>> Start Task input
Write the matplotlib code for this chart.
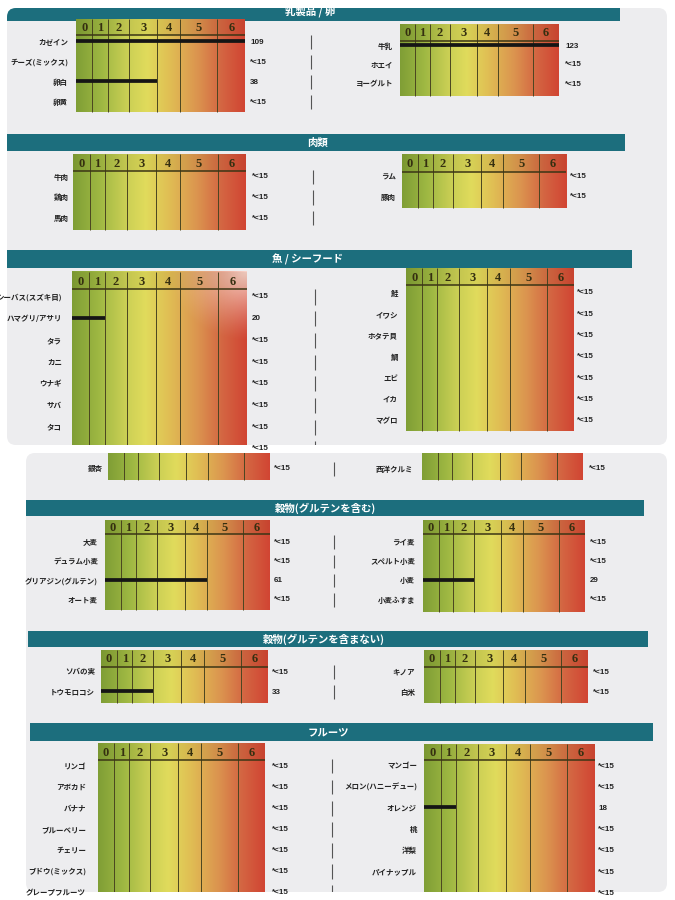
import numpy as np
import matplotlib.pyplot as plt
from matplotlib.colors import LinearSegmentedColormap
from matplotlib.patches import FancyBboxPatch, Rectangle

plt.rcParams['font.family'] = ['Noto Sans CJK JP', 'DejaVu Sans']

W, H = 675, 900

# reaction classes 0..6 (column edges as fraction of the grid width)
class_labels = ["0", "1", "2", "3", "4", "5", "6"]
class_edges = [0, 0.097, 0.187, 0.313, 0.482, 0.618, 0.837, 1.0]

# ---- data -------------------------------------------------------------
dairy_foods_l = ["カゼイン", "チーズ(ミックス)", "卵白", "卵黄"]
dairy_vals_l = ["109", "*<15", "38", "*<15"]
dairy_cls_l = [6, 0, 3, 0]
dairy_foods_r = ["牛乳", "ホエイ", "ヨーグルト"]
dairy_vals_r = ["123", "*<15", "*<15"]
dairy_cls_r = [6, 0, 0]

meat_foods_l = ["牛肉", "鶏肉", "馬肉"]
meat_vals_l = ["*<15", "*<15", "*<15"]
meat_cls_l = [0, 0, 0]
meat_foods_r = ["ラム", "豚肉"]
meat_vals_r = ["*<15", "*<15"]
meat_cls_r = [0, 0]

fish_foods_l = ["シーバス(スズキ目)", "ハマグリ/アサリ", "タラ", "カニ", "ウナギ", "サバ", "タコ", ""]
fish_vals_l = ["*<15", "20", "*<15", "*<15", "*<15", "*<15", "*<15", "*<15"]
fish_cls_l = [0, 1, 0, 0, 0, 0, 0, 0]
fish_foods_r = ["鮭", "イワシ", "ホタテ貝", "鯛", "エビ", "イカ", "マグロ"]
fish_vals_r = ["*<15", "*<15", "*<15", "*<15", "*<15", "*<15", "*<15"]
fish_cls_r = [0, 0, 0, 0, 0, 0, 0]

nut_foods_l = ["銀杏"]
nut_vals_l = ["*<15"]
nut_cls_l = [0]
nut_foods_r = ["西洋クルミ"]
nut_vals_r = ["*<15"]
nut_cls_r = [0]

gluten_foods_l = ["大麦", "デュラム小麦", "グリアジン(グルテン)", "オート麦"]
gluten_vals_l = ["*<15", "*<15", "61", "*<15"]
gluten_cls_l = [0, 0, 4, 0]
gluten_foods_r = ["ライ麦", "スペルト小麦", "小麦", "小麦ふすま"]
gluten_vals_r = ["*<15", "*<15", "29", "*<15"]
gluten_cls_r = [0, 0, 2, 0]

gfree_foods_l = ["ソバの実", "トウモロコシ"]
gfree_vals_l = ["*<15", "33"]
gfree_cls_l = [0, 2]
gfree_foods_r = ["キノア", "白米"]
gfree_vals_r = ["*<15", "*<15"]
gfree_cls_r = [0, 0]

fruit_foods_l = ["リンゴ", "アボカド", "バナナ", "ブルーベリー", "チェリー", "ブドウ(ミックス)", "グレープフルーツ"]
fruit_vals_l = ["*<15", "*<15", "*<15", "*<15", "*<15", "*<15", "*<15"]
fruit_cls_l = [0, 0, 0, 0, 0, 0, 0]
fruit_foods_r = ["マンゴー", "メロン(ハニーデュー)", "オレンジ", "桃", "洋梨", "パイナップル", ""]
fruit_vals_r = ["*<15", "*<15", "18", "*<15", "*<15", "*<15", "*<15"]
fruit_cls_r = [0, 0, 1, 0, 0, 0, 0]

section_titles = ["乳製品 / 卵", "肉類", "魚 / シーフード", "穀物(グルテンを含む)", "穀物(グルテンを含まない)", "フルーツ"]

# ---- layout (pixels) ----------------------------------------------------
photos = [(7, 8, 667, 445), (26, 453, 667, 892)]
# x0, y0, x1, y1, text x, text y, photo
banners = [
    (7, -2, 620, 21, 310, 11, 0),
    (7, 134, 625, 151, 318, 143, 0),
    (7, 250, 632, 268, 307, 259, 0),
    (26, 500, 644, 516, 325, 508, 1),
    (28, 631, 648, 647, 324, 639, 1),
    (30, 723, 653, 741, 328, 732, 1),
]
# x0, x1, top, header line, first row, pitch, bottom, label x, value x, separator x, photo, glare
panels = [
    (dairy_foods_l, dairy_vals_l, dairy_cls_l, (76, 245, 19, 35, 42, 20, 112, 68, 250, 311, 0, False)),
    (dairy_foods_r, dairy_vals_r, dairy_cls_r, (400, 559, 24, 41, 46, 19, 96, 393, 565, None, 0, False)),
    (meat_foods_l, meat_vals_l, meat_cls_l, (73, 246, 154, 171, 177, 20.5, 230, 69, 252, 313, 0, False)),
    (meat_foods_r, meat_vals_r, meat_cls_r, (402, 566, 154, 172, 177, 20, 208, 396, 570, None, 0, False)),
    (fish_foods_l, fish_vals_l, fish_cls_l, (72, 247, 272, 289, 297, 21.7, 470, 62, 252, 315, 0, True)),
    (fish_foods_r, fish_vals_r, fish_cls_r, (406, 574, 268, 285, 293, 21.3, 431, 398, 577, None, 0, False)),
    (nut_foods_l, nut_vals_l, nut_cls_l, (108, 270, 440, None, 469, 20, 480, 103, 274, 334, 1, False)),
    (nut_foods_r, nut_vals_r, nut_cls_r, (422, 583, 440, None, 469, 20, 480, 413, 589, None, 1, False)),
    (gluten_foods_l, gluten_vals_l, gluten_cls_l, (105, 270, 520, 534, 542, 19.3, 610, 98, 274, 334, 1, False)),
    (gluten_foods_r, gluten_vals_r, gluten_cls_r, (423, 585, 520, 534, 542, 19.3, 612, 415, 590, None, 1, False)),
    (gfree_foods_l, gfree_vals_l, gfree_cls_l, (101, 268, 650, 667, 672, 20, 703, 95, 272, 334, 1, False)),
    (gfree_foods_r, gfree_vals_r, gfree_cls_r, (424, 588, 650, 667, 672, 20, 703, 415, 593, None, 1, False)),
    (fruit_foods_l, fruit_vals_l, fruit_cls_l, (98, 265, 743, 760, 766, 21.1, 905, 86, 272, 332, 1, False)),
    (fruit_foods_r, fruit_vals_r, fruit_cls_r, (424, 595, 744, 760, 766, 21.2, 905, 417, 598, None, 1, False)),
]

grad = LinearSegmentedColormap.from_list("cls", [
    (0.0, (0.50, 0.62, 0.21)),
    (0.15, (0.62, 0.72, 0.26)),
    (0.30, (0.79, 0.81, 0.33)),
    (0.42, (0.88, 0.86, 0.36)),
    (0.55, (0.88, 0.75, 0.33)),
    (0.72, (0.86, 0.58, 0.31)),
    (0.86, (0.83, 0.40, 0.26)),
    (1.0, (0.82, 0.27, 0.20)),
])

fig = plt.figure(figsize=(6.75, 9), dpi=100)
fig.patch.set_facecolor("white")

bg = fig.add_axes([0, 0, 1, 1], zorder=0)
bg.set_xlim(0, W)
bg.set_ylim(H, 0)
bg.axis("off")

photo_patches = []
for x0, y0, x1, y1 in photos:
    p = FancyBboxPatch((x0, y0), x1 - x0, y1 - y0,
                       boxstyle="round,pad=0,rounding_size=9",
                       fc="#ededef", ec="none")
    bg.add_patch(p)
    photo_patches.append(p)

for (x0, y0, x1, y1, tx, ty, ph), title in zip(banners, section_titles):
    r = Rectangle((x0, y0), x1 - x0, y1 - y0, fc="#1c6e7d", ec="none")
    bg.add_patch(r)
    r.set_clip_path(photo_patches[ph])
    t = bg.text(tx, ty, title, ha="center", va="center", color="white",
                fontsize=7.5, fontweight="bold")
    t.set_clip_path(photo_patches[ph])


def clip_to(artist, patch):
    artist.set_clip_path(patch)
    artist.set_clip_box(None)
    return artist


for foods, vals, cls, lay in panels:
    x0, x1, top, hline, row0, pitch, bottom, lab_x, val_x, sep_x, ph, glare = lay
    clip = photo_patches[ph]
    ax = fig.add_axes([x0 / W, 1 - bottom / H, (x1 - x0) / W, (bottom - top) / H], zorder=1)
    top_u = (top - row0) / pitch
    bot_u = (bottom - row0) / pitch
    ax.set_xlim(0, 1)
    ax.set_ylim(bot_u, top_u)
    ax.axis("off")
    px = lambda v: (v - x0) / (x1 - x0)

    im = ax.imshow(np.linspace(0, 1, 256)[None, :], cmap=grad, aspect="auto",
                   extent=(0, 1, bot_u, top_u), interpolation="bilinear")
    clip_to(im, clip)
    if glare:
        gx, gy = np.meshgrid(np.linspace(0, 1, 120), np.linspace(top_u, bot_u, 200))
        d = np.hypot((gx - 1.0) / 0.45, (gy - top_u) / 3.2)
        rgba = np.ones(gx.shape + (4,))
        rgba[..., :3] = [1.0, 0.93, 0.90]
        rgba[..., 3] = np.clip(1 - d, 0, 1) ** 1.3 * 0.85
        g = ax.imshow(rgba, aspect="auto", extent=(0, 1, bot_u, top_u), zorder=1.5)
        clip_to(g, clip)
    vl = ax.vlines(class_edges[1:-1], top_u, bot_u, color="#4a4520", lw=0.7, zorder=2)
    clip_to(vl, clip)

    if hline is not None:
        hl_u = (hline - row0) / pitch
        hdr = Rectangle((0, top_u), 1, hl_u - top_u, fc="#3a3000", alpha=0.06, ec="none", zorder=2)
        ax.add_patch(hdr)
        clip_to(hdr, clip)
        h = ax.hlines(hl_u, 0, 1, color="#3b3515", lw=1.1, zorder=2)
        clip_to(h, clip)
        for k, lab in enumerate(class_labels):
            ax.text((class_edges[k] + class_edges[k + 1]) / 2, (top_u + hl_u) / 2 + 0.05, lab,
                    ha="center", va="center", fontsize=9, fontweight="bold",
                    family=["Liberation Serif", "DejaVu Serif"], color="#352f10", zorder=3)

    for i, (food, v, c) in enumerate(zip(foods, vals, cls)):
        if v != "*<15":
            b = ax.hlines(i - 0.05, 0, class_edges[c + 1], color="#151515", lw=2.7, zorder=3)
            clip_to(b, clip)
        ax.text(px(lab_x), i, food, ha="right", va="center", fontsize=5.4,
                fontweight="bold", color="#222222", clip_on=True, clip_path=clip)
        ax.text(px(val_x), i, v, ha="left", va="center", fontsize=5.8,
                fontweight="bold", family=["Liberation Sans", "DejaVu Sans"],
                color="#222222", clip_on=True, clip_path=clip)
        if sep_x is not None:
            s = ax.vlines(px(sep_x), i - 0.35, i + 0.35, color="#555555", lw=0.8)
            clip_to(s, clip)

fig.savefig("out.png", dpi=100, facecolor="white")
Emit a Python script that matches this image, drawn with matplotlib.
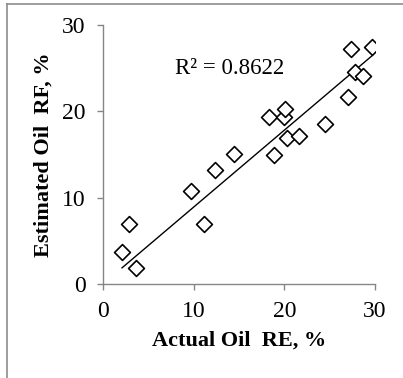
import numpy as np
import matplotlib
matplotlib.use("Agg")
import matplotlib.pyplot as plt
from matplotlib.lines import Line2D

actual_rf = [2.1, 2.9, 3.6, 9.7, 11.1, 12.3, 14.4, 18.3, 18.9, 20.0, 20.1, 20.3, 21.6, 24.5, 27.0, 27.4, 27.8, 28.7, 29.7]
estimated_rf = [3.7, 7.0, 1.8, 10.8, 7.0, 13.2, 15.0, 19.3, 14.9, 19.3, 20.3, 16.9, 17.1, 18.5, 21.7, 27.2, 24.6, 24.1, 27.5]
ticks = [0, 10, 20, 30]
r2_label = "R² = 0.8622"

plt.rcParams['font.family'] = ['Liberation Serif', 'DejaVu Serif']

W, H = 403, 378
fig = plt.figure(figsize=(W / 100, H / 100), dpi=100)
ax = fig.add_axes([103 / W, 1 - 284 / H, 272 / W, 259 / H])

x = np.array(actual_rf)
y = np.array(estimated_rf)
ax.scatter(x, y, marker='D', s=65, facecolors='white', edgecolors='black', linewidths=1.2, zorder=3)
# Excel-style linear trendline with intercept forced to zero
m = np.sum(x * y) / np.sum(x * x)
xx = np.array([x.min(), x.max()])
ax.plot(xx, m * xx, color='black', lw=1.0, zorder=2)

ax.text(14.0, 25.0, r2_label, fontsize=16.5, ha='center', va='center')

ax.set_xlim(0, 30)
ax.set_ylim(0, 30)
ax.set_xticks(ticks)
ax.set_yticks(ticks)
ax.tick_params(axis='both', labelsize=17, direction='out', length=4.5, width=1, color='#868686', pad=8)
for s in ['top', 'right']:
    ax.spines[s].set_visible(False)
for s in ['left', 'bottom']:
    ax.spines[s].set_color('#868686')
    ax.spines[s].set_linewidth(1)

ax.set_xlabel('Actual Oil  RE, %', fontsize=16, fontweight='bold', labelpad=6)
ax.set_ylabel('Estimated Oil  RF, %', fontsize=16, fontweight='bold', labelpad=6)

# partial outer frame (top and left edges visible)
fig.add_artist(Line2D([7 / W, 1.0], [1 - 4 / H, 1 - 4 / H], transform=fig.transFigure, color='#8c8c8c', lw=1.2))
fig.add_artist(Line2D([7 / W, 7 / W], [0.0, 1 - 4 / H], transform=fig.transFigure, color='#8c8c8c', lw=1.2))

fig.savefig('out.png', dpi=100)
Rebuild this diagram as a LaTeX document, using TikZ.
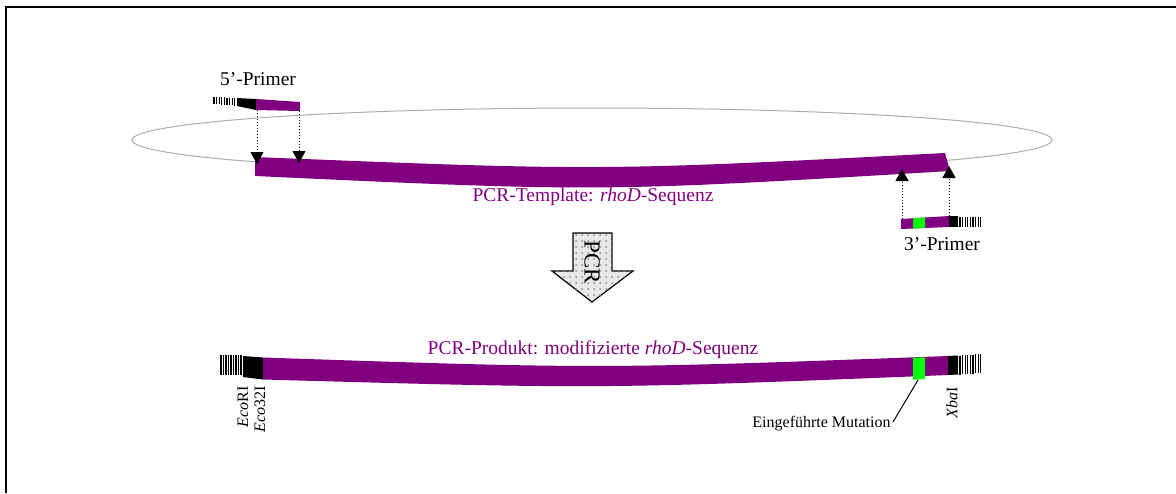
>> End Task input
→ Short problem
Everything from the first line of the records through the line containing "class_edges = [0, 0.097, 0.187, 0.313, 0.482, 0.618, 0.837, 1.0]" should be reproduced exactly, apart from the pictures.

→ Task result
Write the matplotlib code for this chart.
import numpy as np
import matplotlib.pyplot as plt
from matplotlib.colors import LinearSegmentedColormap
from matplotlib.patches import FancyBboxPatch, Rectangle

plt.rcParams['font.family'] = ['Noto Sans CJK JP', 'DejaVu Sans']

W, H = 675, 900

# reaction classes 0..6 (column edges as fraction of the grid width)
class_labels = ["0", "1", "2", "3", "4", "5", "6"]
class_edges = [0, 0.097, 0.187, 0.313, 0.482, 0.618, 0.837, 1.0]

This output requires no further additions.